■ Data excerpt ■
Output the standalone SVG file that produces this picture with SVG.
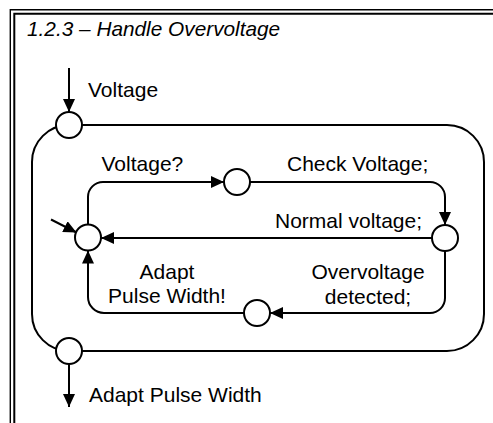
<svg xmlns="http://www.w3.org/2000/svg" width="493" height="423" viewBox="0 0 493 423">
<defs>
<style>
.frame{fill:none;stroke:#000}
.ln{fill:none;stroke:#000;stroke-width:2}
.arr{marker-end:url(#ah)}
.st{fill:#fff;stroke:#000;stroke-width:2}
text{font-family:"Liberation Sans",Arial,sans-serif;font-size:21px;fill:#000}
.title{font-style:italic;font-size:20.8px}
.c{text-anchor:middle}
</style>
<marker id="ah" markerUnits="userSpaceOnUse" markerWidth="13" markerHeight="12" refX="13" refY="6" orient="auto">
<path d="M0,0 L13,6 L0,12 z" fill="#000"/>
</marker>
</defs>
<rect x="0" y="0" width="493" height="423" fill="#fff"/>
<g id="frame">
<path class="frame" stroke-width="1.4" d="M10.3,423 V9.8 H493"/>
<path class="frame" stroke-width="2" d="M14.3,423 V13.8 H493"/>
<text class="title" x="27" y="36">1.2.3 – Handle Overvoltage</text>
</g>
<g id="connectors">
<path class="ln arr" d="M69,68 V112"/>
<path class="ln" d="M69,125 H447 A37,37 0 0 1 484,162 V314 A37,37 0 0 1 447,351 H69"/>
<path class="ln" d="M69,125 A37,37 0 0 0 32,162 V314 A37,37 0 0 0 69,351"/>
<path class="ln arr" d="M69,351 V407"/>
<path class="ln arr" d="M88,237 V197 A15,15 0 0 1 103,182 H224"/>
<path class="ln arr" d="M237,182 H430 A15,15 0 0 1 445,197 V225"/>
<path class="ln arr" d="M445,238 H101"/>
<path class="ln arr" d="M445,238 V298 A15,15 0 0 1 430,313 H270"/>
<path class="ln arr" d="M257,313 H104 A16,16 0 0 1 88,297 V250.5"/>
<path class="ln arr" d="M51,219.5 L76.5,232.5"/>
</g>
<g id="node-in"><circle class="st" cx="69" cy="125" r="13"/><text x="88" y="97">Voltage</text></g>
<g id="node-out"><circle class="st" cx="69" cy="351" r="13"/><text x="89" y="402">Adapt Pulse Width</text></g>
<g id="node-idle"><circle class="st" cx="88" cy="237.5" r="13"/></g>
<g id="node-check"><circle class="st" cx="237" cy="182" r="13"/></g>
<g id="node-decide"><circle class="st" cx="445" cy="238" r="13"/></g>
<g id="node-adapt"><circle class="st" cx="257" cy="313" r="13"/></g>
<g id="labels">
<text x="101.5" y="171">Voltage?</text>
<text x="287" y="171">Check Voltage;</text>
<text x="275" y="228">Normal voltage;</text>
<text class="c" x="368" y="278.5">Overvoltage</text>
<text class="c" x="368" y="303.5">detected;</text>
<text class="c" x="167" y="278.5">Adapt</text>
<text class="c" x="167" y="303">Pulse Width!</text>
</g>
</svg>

■ Task statement ■
Copy out the whole listing exactly, and don't carry over any pictures.

■ Task solution ■
Output the standalone SVG file that produces this picture with SVG.
<svg xmlns="http://www.w3.org/2000/svg" width="493" height="423" viewBox="0 0 493 423">
<defs>
<style>
.frame{fill:none;stroke:#000}
.ln{fill:none;stroke:#000;stroke-width:2}
.arr{marker-end:url(#ah)}
.st{fill:#fff;stroke:#000;stroke-width:2}
text{font-family:"Liberation Sans",Arial,sans-serif;font-size:21px;fill:#000}
.title{font-style:italic;font-size:20.8px}
.c{text-anchor:middle}
</style>
<marker id="ah" markerUnits="userSpaceOnUse" markerWidth="13" markerHeight="12" refX="13" refY="6" orient="auto">
<path d="M0,0 L13,6 L0,12 z" fill="#000"/>
</marker>
</defs>
<rect x="0" y="0" width="493" height="423" fill="#fff"/>
<g id="frame">
<path class="frame" stroke-width="1.4" d="M10.3,423 V9.8 H493"/>
<path class="frame" stroke-width="2" d="M14.3,423 V13.8 H493"/>
<text class="title" x="27" y="36">1.2.3 – Handle Overvoltage</text>
</g>
<g id="connectors">
<path class="ln arr" d="M69,68 V112"/>
<path class="ln" d="M69,125 H447 A37,37 0 0 1 484,162 V314 A37,37 0 0 1 447,351 H69"/>
<path class="ln" d="M69,125 A37,37 0 0 0 32,162 V314 A37,37 0 0 0 69,351"/>
<path class="ln arr" d="M69,351 V407"/>
<path class="ln arr" d="M88,237 V197 A15,15 0 0 1 103,182 H224"/>
<path class="ln arr" d="M237,182 H430 A15,15 0 0 1 445,197 V225"/>
<path class="ln arr" d="M445,238 H101"/>
<path class="ln arr" d="M445,238 V298 A15,15 0 0 1 430,313 H270"/>
<path class="ln arr" d="M257,313 H104 A16,16 0 0 1 88,297 V250.5"/>
<path class="ln arr" d="M51,219.5 L76.5,232.5"/>
</g>
<g id="node-in"><circle class="st" cx="69" cy="125" r="13"/><text x="88" y="97">Voltage</text></g>
<g id="node-out"><circle class="st" cx="69" cy="351" r="13"/><text x="89" y="402">Adapt Pulse Width</text></g>
<g id="node-idle"><circle class="st" cx="88" cy="237.5" r="13"/></g>
<g id="node-check"><circle class="st" cx="237" cy="182" r="13"/></g>
<g id="node-decide"><circle class="st" cx="445" cy="238" r="13"/></g>
<g id="node-adapt"><circle class="st" cx="257" cy="313" r="13"/></g>
<g id="labels">
<text x="101.5" y="171">Voltage?</text>
<text x="287" y="171">Check Voltage;</text>
<text x="275" y="228">Normal voltage;</text>
<text class="c" x="368" y="278.5">Overvoltage</text>
<text class="c" x="368" y="303.5">detected;</text>
<text class="c" x="167" y="278.5">Adapt</text>
<text class="c" x="167" y="303">Pulse Width!</text>
</g>
</svg>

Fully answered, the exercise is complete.